In the hyper-competitive world of economic development, such magnanimous attitudes can seem far-fetched. In northwest Arkansas's case, however, landslide population growth by non-natives tends to blunt homegrown rivalries.
"You’ll find 56 percent of the people here are not from northwest Arkansas. And most of those people don’t really care if it’s Fayetteville or Springdale or Rogers, they’re regionally focused," Peacock said. "We’re promoting a regional brand that’s not tied to what city you’re in, what high school you go to and who you root for on Friday night. That's the least of our concerns at the council and I think most regional leaders agree with that."
Another element that place building has changed for chambers of commerce has been the breadth of vision with which they view their areas of responsibility.
"Having a holistic economic development strategy is vitally important today as opposed to 15, 20, maybe even 10 years ago," said Jay Chesshir, president and CEO of Little Rock Regional Chamber. "Today, it's more important to focus on why this would be a good place for people to come, or giving more people who are here an opportunity to stay and grow."
"That makes place making a priority in almost everything we do because if it isn't good for the community, if it isn't good for the economy, if it isn't good for the environment, if it isn't good for the whole spectrum of Little Rock, then long term, it won't be sustainable or successful."
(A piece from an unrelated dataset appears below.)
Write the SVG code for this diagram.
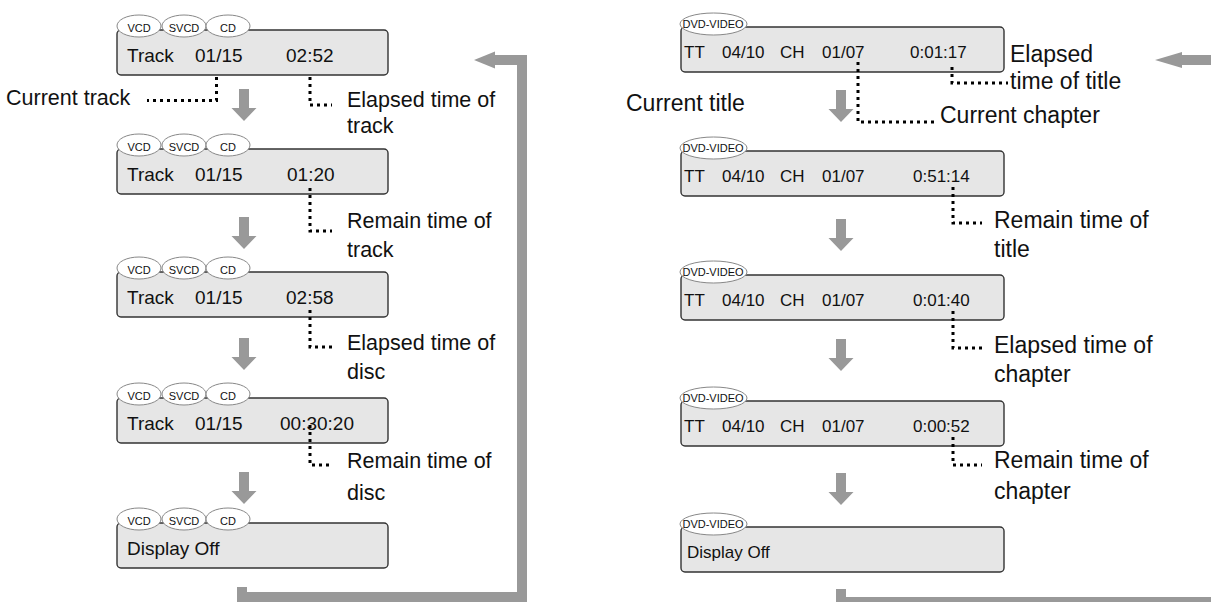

Chesshir said unlike previous eras, the question of "why" takes on paramount significance and resources are proportionately expended to answer that question across a variety of demographics.
"Over the last 10 years, we've focused on trying to make Little Rock a choice," he said. "Whether that be from a public education perspective, an entertainment perspective or from a business location perspective, all of that really revolves around why somebody would choose to live in this city and this region and what do others have that we don’t that we can add to make us more competitive."
Such answers don't come in a vacuum; experts say place building strategies thrive on ample grist of ideas and input from which to grind community goals and objectives. In the effort to improve the quality of place, many communities undergo formal planning processes utilizing as much community input as can practically be gained. A growing number have even formed separate organizations, such as the two-year-old Jonesboro Unlimited, to carry out executables rather than layering it over existing organizations' workloads.
"Often times a plan in and of itself is fine, but a plan that’s implemented is really where the work is and where the benefit and payoff is," said Mark Young, president of Jonesboro Unlimited and Jonesboro Regional Chamber of Commerce. "Jonesboro Unlimited has really helped us put our plan in motion and really focus on implementation. It's provided us another tool, another level of resources, that otherwise we would not have had to get to the challenging work of growing our economy and focusing on key areas."
Young said coordination is key to making Jonesboro's strategy work. A business need such as workforce development or talent retention might have three or four task forces at work in the community, plus individual companies' recruitment initiatives. Groups like Jonesboro Unlimited help align these efforts and provide common ground for various stakeholders, which is not only more efficient but holds everyone accountable to moving initiatives forward as a whole.
"I think that is a good way to do things; we've had success, we anticipate we'll have continued success," Young said. "But we also know that it never stops. A vibrant community is one that always looks forward and tries to continue to improve its quality of life for its citizens and its future citizens. That’s what we're intent on doing as well."